◆ **Provided material**
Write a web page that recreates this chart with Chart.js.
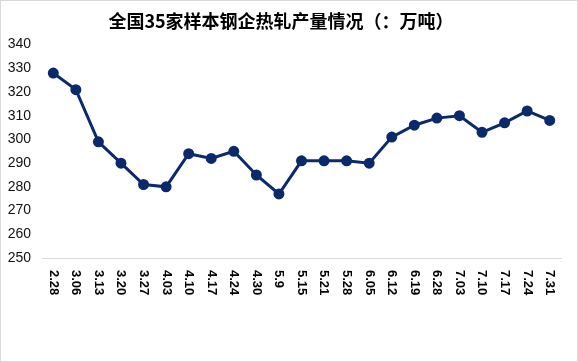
<!DOCTYPE html>
<html>
<head>
<meta charset="utf-8">
<script src="https://cdn.jsdelivr.net/npm/chart.js@4/dist/chart.umd.min.js"></script>
<style>
  html, body { margin: 0; padding: 0; background: #fff; }
  #wrap { width: 578px; height: 362px; box-sizing: border-box; border: 1px solid #d9d9d9; }
</style>
</head>
<body>
<div id="wrap"><canvas id="prodChart" width="576" height="360"></canvas></div>
<script>
const title = '全国35家样本钢企热轧产量情况（：万吨）';
const weeks = ['2.28', '3.06', '3.13', '3.20', '3.27', '4.03', '4.10', '4.17', '4.24', '4.30', '5.9',
    '5.15', '5.21', '5.28', '6.05', '6.12', '6.19', '6.28', '7.03', '7.10', '7.17', '7.24', '7.31'];
const output = [328, 321, 299, 290, 281, 280, 294, 292, 295, 285, 277,
    291, 291, 291, 290, 301, 306, 309, 310, 303, 307, 312, 308];
const yMin = 250;
const yMax = 340;
const yStep = 10;

// подписи по оси X повернуты по часовой стрелке, рисуем сами
const verticalLabels = {
    id: 'verticalLabels',
    afterDraw(chart) {
        const ctx = chart.ctx;
        const xs = chart.scales.x;
        ctx.save();
        ctx.font = 'bold 13px "Liberation Sans", Arial, sans-serif';
        ctx.fillStyle = '#000';
        ctx.textAlign = 'left';
        ctx.textBaseline = 'middle';
        weeks.forEach((w, i) => {
            ctx.save();
            ctx.translate(xs.getPixelForTick(i), 269);
            ctx.rotate(Math.PI / 2);
            ctx.fillText(w, 0, 0);
            ctx.restore();
        });
        ctx.restore();
    }
};

const ctx = document.getElementById('prodChart').getContext('2d');
new Chart(ctx, {
    type: 'line',
    data: {
        labels: weeks,
        datasets: [{
            data: output,
            borderColor: '#0a2a6b',
            backgroundColor: '#0a2a6b',
            borderWidth: 3,
            pointRadius: 4,
            pointHoverRadius: 4,
            tension: 0,
        }]
    },
    options: {
        responsive: false,
        animation: false,
        layout: { padding: { left: 0, right: 16, top: 0, bottom: 0 } },
        plugins: {
            legend: { display: false },
            tooltip: { enabled: false },
            title: {
                display: true,
                text: title,
                color: '#000',
                font: { family: '"Noto Sans CJK SC", sans-serif', size: 18, weight: 'bold', lineHeight: 1.2 },
                padding: { top: 9, bottom: 13 }
            }
        },
        scales: {
            x: {
                offset: true,
                grid: { display: false },
                border: { display: true, color: '#d9d9d9', width: 1 },
                ticks: { display: false },
                afterFit: s => { s.height = 103; }
            },
            y: {
                min: yMin,
                max: yMax,
                grid: { display: false, drawTicks: false },
                border: { display: false },
                ticks: {
                    stepSize: yStep,
                    padding: 11,
                    color: '#111',
                    font: { family: '"Liberation Sans", Arial, sans-serif', size: 14 }
                },
                afterFit: s => { s.width = 41; }
            }
        }
    },
    plugins: [verticalLabels]
});
</script>
</body>
</html>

◆ **What you will do**
Leave the pictures out and reproduce exactly the lines from the top of the listing above through the line with "const yStep = 10;".

◆ **Written solution**
Write a web page that recreates this chart with Chart.js.
<!DOCTYPE html>
<html>
<head>
<meta charset="utf-8">
<script src="https://cdn.jsdelivr.net/npm/chart.js@4/dist/chart.umd.min.js"></script>
<style>
  html, body { margin: 0; padding: 0; background: #fff; }
  #wrap { width: 578px; height: 362px; box-sizing: border-box; border: 1px solid #d9d9d9; }
</style>
</head>
<body>
<div id="wrap"><canvas id="prodChart" width="576" height="360"></canvas></div>
<script>
const title = '全国35家样本钢企热轧产量情况（：万吨）';
const weeks = ['2.28', '3.06', '3.13', '3.20', '3.27', '4.03', '4.10', '4.17', '4.24', '4.30', '5.9',
    '5.15', '5.21', '5.28', '6.05', '6.12', '6.19', '6.28', '7.03', '7.10', '7.17', '7.24', '7.31'];
const output = [328, 321, 299, 290, 281, 280, 294, 292, 295, 285, 277,
    291, 291, 291, 290, 301, 306, 309, 310, 303, 307, 312, 308];
const yMin = 250;
const yMax = 340;
const yStep = 10;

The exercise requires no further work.